KWAP's governance structures warrant examination in the aftermath of this loss. The fund maintains an investment panel and board responsible for vetting opportunities and managing risk. The fact that such institutional safeguards failed to detect anomalies in eFishery's financial presentations raises questions about the robustness of due diligence processes when evaluating cross-border investments in less-regulated markets. Malaysian investors and pension contributors will be particularly interested in whether lessons have been absorbed and procedures strengthened.
For Malaysian pension contributors and the broader public, this episode underscores the vulnerabilities that even well-established institutional investors face in navigating international capital flows. KWAP's losses, drawn from accumulated retirement savings, directly affect the financial security of Malaysian workers. The fund manages critical long-term assets for a population increasingly dependent on adequate pension provisions as Malaysia transitions toward an aging society. Parliamentary scrutiny tomorrow will likely focus on whether safeguards exist to prevent recurrence.
Anwar's commitment to transparency during tomorrow's parliamentary session signals a deliberate departure from institutional deflection.
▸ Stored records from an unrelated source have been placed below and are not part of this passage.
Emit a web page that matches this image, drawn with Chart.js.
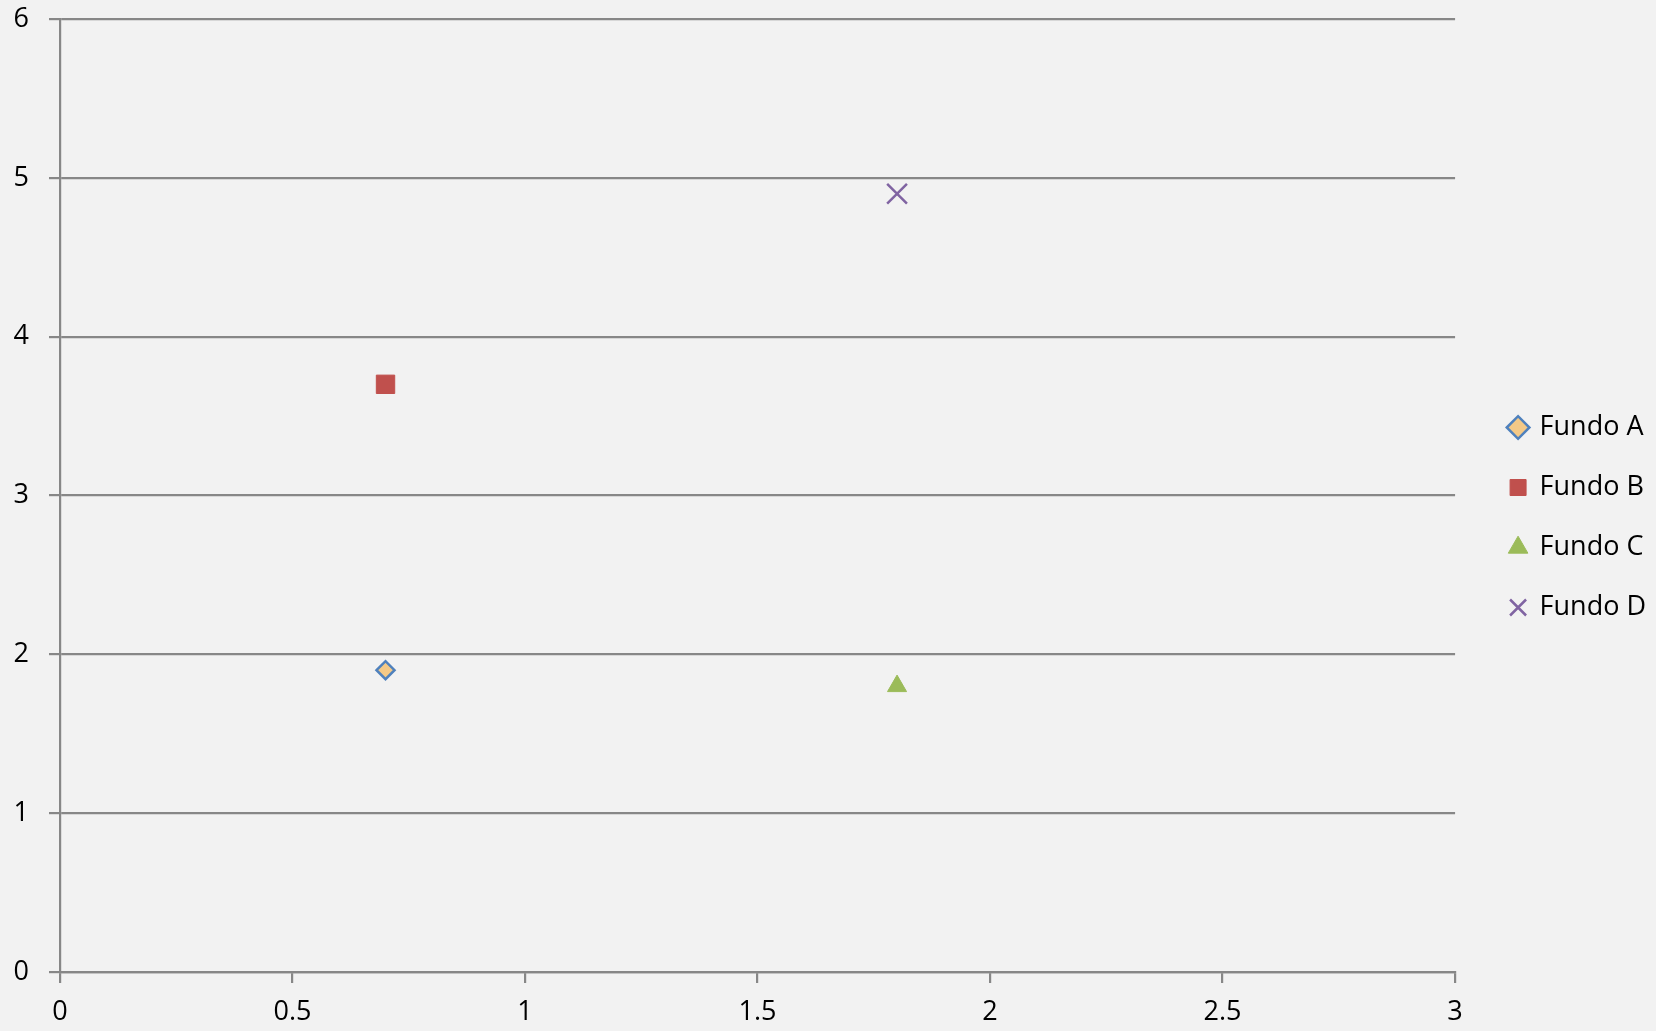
<!DOCTYPE html>
<html>
<head>
<meta charset="utf-8">
<title>Fundos</title>
<script src="https://cdn.jsdelivr.net/npm/chart.js@4/dist/chart.umd.min.js"></script>
<style>
  html, body { margin: 0; padding: 0; background: #f2f2f2; }
  #wrap { width: 1656px; height: 1031px; }
</style>
</head>
<body>
<div id="wrap"><canvas id="fundChart" width="1656" height="1031"></canvas></div>
<script>
// Series (x, y)
const seriesNames = ['Fundo A', 'Fundo B', 'Fundo C', 'Fundo D'];
const seriesX = [0.7, 0.7, 1.8, 1.8];
const seriesY = [1.9, 3.7, 1.8, 4.9];

// Axis ranges
const xTicks = [0, 0.5, 1, 1.5, 2, 2.5, 3];
const yTicks = [0, 1, 2, 3, 4, 5, 6];

// Marker look per series (Excel 2007 style)
const markerStyle = ['rectRot', 'rect', 'triangle', 'crossRot'];
const markerFill = ['#f4c987', '#c0504d', '#9bbb59', '#8064a2'];
const markerLine = ['#4f81bd', '#c0504d', '#9bbb59', '#8064a2'];
const markerSize = [9, 13, 11, 14];
const markerWidth = [2.5, 1, 1, 2.5];

const gridColor = '#878787';
const fontFamily = '"Open Sans", Lato, sans-serif';

document.addEventListener('DOMContentLoaded', function() {
    const ctx = document.getElementById('fundChart').getContext('2d');

    const datasets = seriesNames.map(function(name, i) {
        return {
            label: name,
            data: [{ x: seriesX[i], y: seriesY[i] }],
            pointStyle: markerStyle[i],
            pointRadius: markerSize[i],
            pointHoverRadius: markerSize[i],
            pointBackgroundColor: markerFill[i],
            pointBorderColor: markerLine[i],
            pointBorderWidth: markerWidth[i],
            backgroundColor: markerFill[i],
            borderColor: markerLine[i]
        };
    });

    new Chart(ctx, {
        type: 'scatter',
        data: { datasets: datasets },
        options: {
            responsive: false,
            animation: false,
            layout: { padding: { top: 4, left: 0, right: 0, bottom: 0 } },
            scales: {
                x: {
                    type: 'linear',
                    min: xTicks[0],
                    max: xTicks[xTicks.length - 1],
                    afterBuildTicks: function(scale) {
                        scale.ticks = xTicks.map(v => ({ value: v }));
                    },
                    afterFit: function(scale) { scale.height = 59; },
                    grid: {
                        drawOnChartArea: false,
                        drawTicks: true,
                        tickLength: 11,
                        color: gridColor,
                        lineWidth: 2.2
                    },
                    border: { display: true, color: gridColor, width: 2.2 },
                    ticks: {
                        color: '#000',
                        padding: 13,
                        maxRotation: 0,
                        font: { family: fontFamily, size: 27 },
                        callback: v => String(v)
                    }
                },
                y: {
                    type: 'linear',
                    min: yTicks[0],
                    max: yTicks[yTicks.length - 1],
                    afterBuildTicks: function(scale) {
                        scale.ticks = yTicks.map(v => ({ value: v }));
                    },
                    afterFit: function(scale) {
                        scale.width = 60;
                        // plot top sits 19px below the canvas edge
                        scale.paddingTop = 19;
                        scale.paddingBottom = 0;
                    },
                    grid: {
                        drawTicks: true,
                        tickLength: 11,
                        color: gridColor,
                        lineWidth: 2.2
                    },
                    border: { display: true, color: gridColor, width: 2.2 },
                    ticks: {
                        color: '#000',
                        padding: 20,
                        font: { family: fontFamily, size: 27 },
                        callback: v => String(v)
                    }
                },
                // empty spacer between plot and legend
                gap: {
                    type: 'linear',
                    position: 'right',
                    display: true,
                    grid: { display: false },
                    border: { display: false },
                    ticks: { display: false },
                    afterFit: function(scale) { scale.width = 22; }
                }
            },
            plugins: {
                legend: {
                    position: 'right',
                    labels: {
                        usePointStyle: true,
                        boxWidth: 16,
                        boxHeight: 16,
                        padding: 33,
                        color: '#000',
                        font: { family: fontFamily, size: 27 }
                    }
                },
                tooltip: { enabled: false }
            }
        }
    });
});
</script>
</body>
</html>
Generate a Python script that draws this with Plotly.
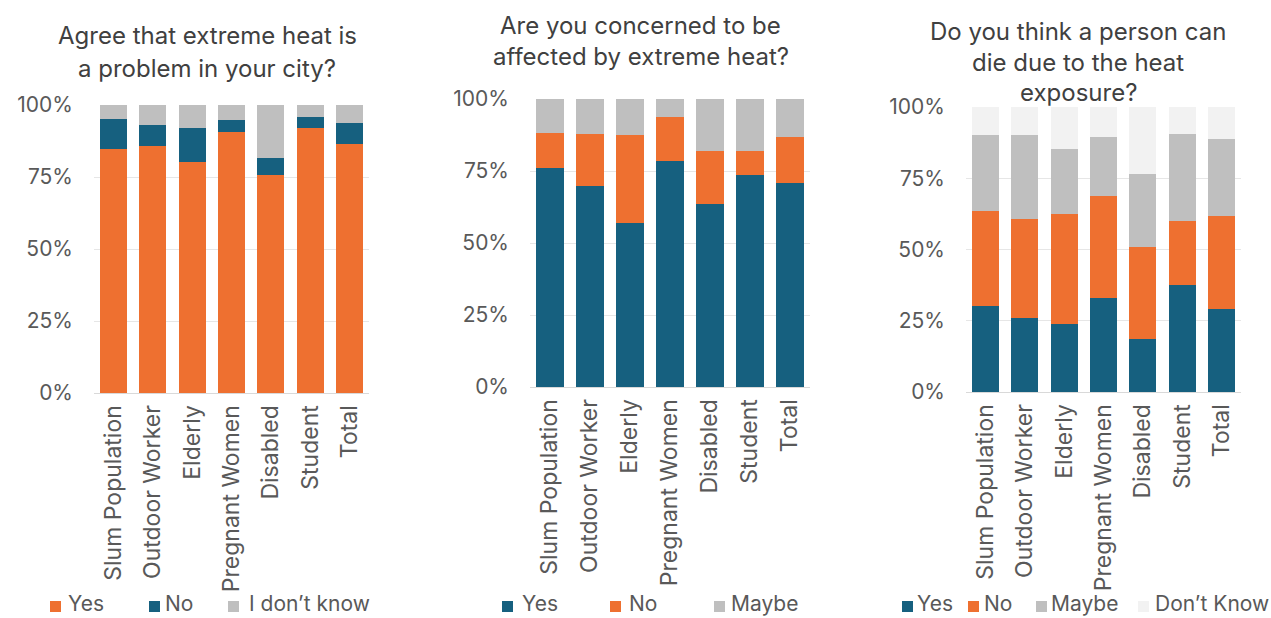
import plotly.graph_objects as go

W, H = 1271, 618

# ---- data -----------------------------------------------------------------
groups = ["Slum Population", "Outdoor Worker", "Elderly", "Pregnant Women",
          "Disabled", "Student", "Total"]

# Q1: Agree that extreme heat is a problem in your city?
q1_yes = [84.7, 85.6, 80.1, 90.5, 75.6, 92.1, 86.5]
q1_no = [10.5, 7.3, 11.9, 4.3, 5.9, 3.6, 7.4]
q1_dont_know = [4.8, 7.1, 8.0, 5.2, 18.5, 4.3, 6.1]

# Q2: Are you concerned to be affected by extreme heat?
q2_yes = [76.1, 69.8, 56.8, 78.4, 63.4, 73.6, 70.9]
q2_no = [12.0, 17.9, 30.6, 15.4, 18.4, 8.3, 16.0]
q2_maybe = [11.9, 12.3, 12.6, 6.2, 18.2, 18.1, 13.1]

# Q3: Do you think a person can die due to the heat exposure?
q3_yes = [30.1, 26.0, 23.8, 33.1, 18.7, 37.5, 29.0]
q3_no = [33.4, 34.8, 38.7, 35.8, 32.2, 22.4, 32.6]
q3_maybe = [26.8, 29.3, 22.6, 20.6, 25.7, 30.5, 27.2]
q3_dont_know = [9.7, 9.9, 14.9, 10.5, 23.4, 9.6, 11.2]

y_ticks = [0, 25, 50, 75, 100]
y_tick_labels = ["0%", "25%", "50%", "75%", "100%"]

# ---- styling --------------------------------------------------------------
ORANGE = "#EE7030"
BLUE = "#16607F"
GRAY = "#BFBFBF"
PALE = "#F2F2F2"
TEXT = "#595959"
TITLE = "#404040"
FONT = "Inter"


def px(x):
    return x / W


def py(y):
    return 1 - y / H


panels = [
    dict(
        title=["Agree that extreme heat is", "a problem in your city?"],
        title_x=207, title_y=[36, 68],
        x_dom=(94, 369), y_dom=(393, 105),
        series=[("Yes", q1_yes, ORANGE), ("No", q1_no, BLUE),
                ("I don\u2019t know", q1_dont_know, GRAY)],
        legend=[(50, 66), (149, 163), (228, 247)],
    ),
    dict(
        title=["Are you concerned to be", "affected by extreme heat?"],
        title_x=641, title_y=[25, 57],
        x_dom=(530, 810), y_dom=(387, 99),
        series=[("Yes", q2_yes, BLUE), ("No", q2_no, ORANGE),
                ("Maybe", q2_maybe, GRAY)],
        legend=[(502, 520), (610, 627), (714, 729)],
    ),
    dict(
        title=["Do you think a person can", "die due to the heat", "exposure?"],
        title_x=1078, title_y=[31, 62, 93],
        x_dom=(966, 1241), y_dom=(392, 107),
        series=[("Yes", q3_yes, BLUE), ("No", q3_no, ORANGE),
                ("Maybe", q3_maybe, GRAY), ("Don\u2019t Know", q3_dont_know, PALE)],
        legend=[(902, 915), (968, 982), (1036, 1049), (1138, 1153)],
    ),
]

fig = go.Figure()
annotations = []
shapes = []
LEGEND_BOTTOM = 618

for i, p in enumerate(panels, start=1):
    xa = "x" if i == 1 else f"x{i}"
    ya = "y" if i == 1 else f"y{i}"
    for name, vals, color in p["series"]:
        fig.add_trace(go.Bar(
            x=groups, y=vals, name=name, marker_color=color,
            marker_line_width=0, xaxis=xa, yaxis=ya, showlegend=False,
        ))

    sfx = "" if i == 1 else str(i)
    fig.layout[f"xaxis{sfx}"] = dict(
        domain=[px(p["x_dom"][0]), px(p["x_dom"][1])], anchor=ya,
        automargin=False, tickangle=-90, showgrid=False, showline=True,
        linecolor="#D9D9D9", linewidth=1, ticks="", ticklabelstandoff=2,
        tickfont=dict(family=FONT, size=23, color=TEXT),
    )
    fig.layout[f"yaxis{sfx}"] = dict(
        domain=[py(p["y_dom"][0]), py(p["y_dom"][1])], anchor=xa,
        automargin=False, range=[0, 100],
        tickvals=y_ticks, ticktext=y_tick_labels,
        showgrid=True, gridcolor="#E6E6E6", gridwidth=1, zeroline=False,
        showline=False, ticks="", ticklabelstandoff=20,
        tickfont=dict(family=FONT, size=21, color=TEXT),
    )

    for line, ty in zip(p["title"], p["title_y"]):
        annotations.append(dict(
            text=line, x=px(p["title_x"]), y=py(ty), xref="paper", yref="paper",
            xanchor="center", yanchor="middle", showarrow=False,
            font=dict(family=FONT, size=24, color=TITLE),
        ))

    for (name, _, color), (sq_x, tx) in zip(p["series"], p["legend"]):
        shapes.append(dict(
            type="rect", xref="paper", yref="paper",
            x0=px(sq_x), x1=px(sq_x + 11), y0=py(612), y1=py(601),
            fillcolor=color, line_width=0,
        ))
        annotations.append(dict(
            text=name, x=px(tx), y=py(LEGEND_BOTTOM), xref="paper", yref="paper",
            xanchor="left", yanchor="bottom", showarrow=False,
            font=dict(family=FONT, size=21, color=TEXT),
        ))

fig.update_layout(
    width=W, height=H, margin=dict(l=0, r=0, t=0, b=0),
    barmode="stack", bargap=0.31,
    paper_bgcolor="white", plot_bgcolor="white",
    annotations=annotations, shapes=shapes, showlegend=False,
)

fig.write_html("out.html")
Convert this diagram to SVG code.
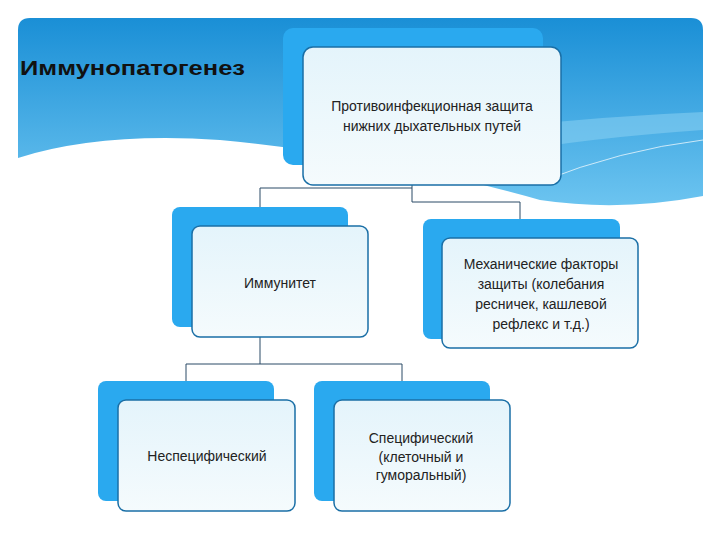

Rather than hiding behind KWAP's operational independence, the Prime Minister appears determined to engage substantively with the issue and demonstrate government accountability even in matters involving autonomous entities. This approach may help restore public confidence that authorities take seriously the stewardship of retirement funds and the protection of ordinary Malaysians' financial interests.
The broader Southeast Asian context matters considerably here. eFishery operated across multiple countries within the region, and its collapse affected investors throughout Asia. Malaysia's experience with this fraud serves as a cautionary tale for other regional funds and institutional investors evaluating opportunities in emerging-market technology ventures. The episode illustrates that even companies attracting major global institutional capital can conceal fraudulent operations from sophisticated investors.
Moving forward, Malaysian financial regulators and institutional investors will likely adopt more stringent protocols for cross-border investments involving less-established companies in developing markets. The combination of technological innovation, agricultural sector appeal, and jurisdictional complexity creates conditions where fraud can flourish without immediate detection. Tomorrow's parliamentary discussion may catalyse policy discussions about strengthening Malaysia's institutional investor protections and international cooperation frameworks for detecting financial misconduct.